Ils étaient plus de 200 à guincher ce jeudi 11 avril dans la halle du lycée Nelson Mandela, à Nantes : 150 étudiants, une cinquantaine d’aînés des Petits Frères des pauvres et une trentaine de bénévoles. Tous réunis par l’appel de la boule à facettes et la promesse d’une rencontre où les barrières, tant générationnelles que culturelles, ont sauté le temps d’une fête.

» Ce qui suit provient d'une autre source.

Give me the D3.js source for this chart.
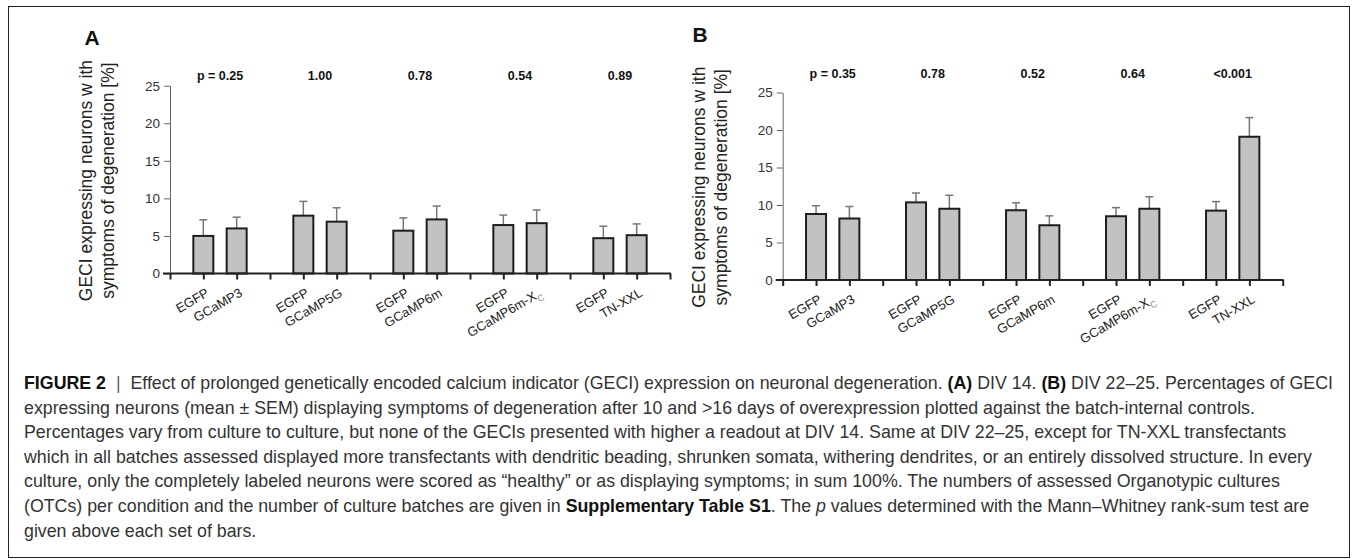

L’idée est née dans le cadre d’un projet du BTS support à l’action managériale. Les étudiants ont pris en main l’organisation, soignant la com par affichage et réseaux sociaux. L’association, elle, a mobilisé les personnes qu’elle accompagne. Et pris en charge les frais : 6 000 € au total pour la déco, le traiteur – solidaire, forcément ! – et l’animation.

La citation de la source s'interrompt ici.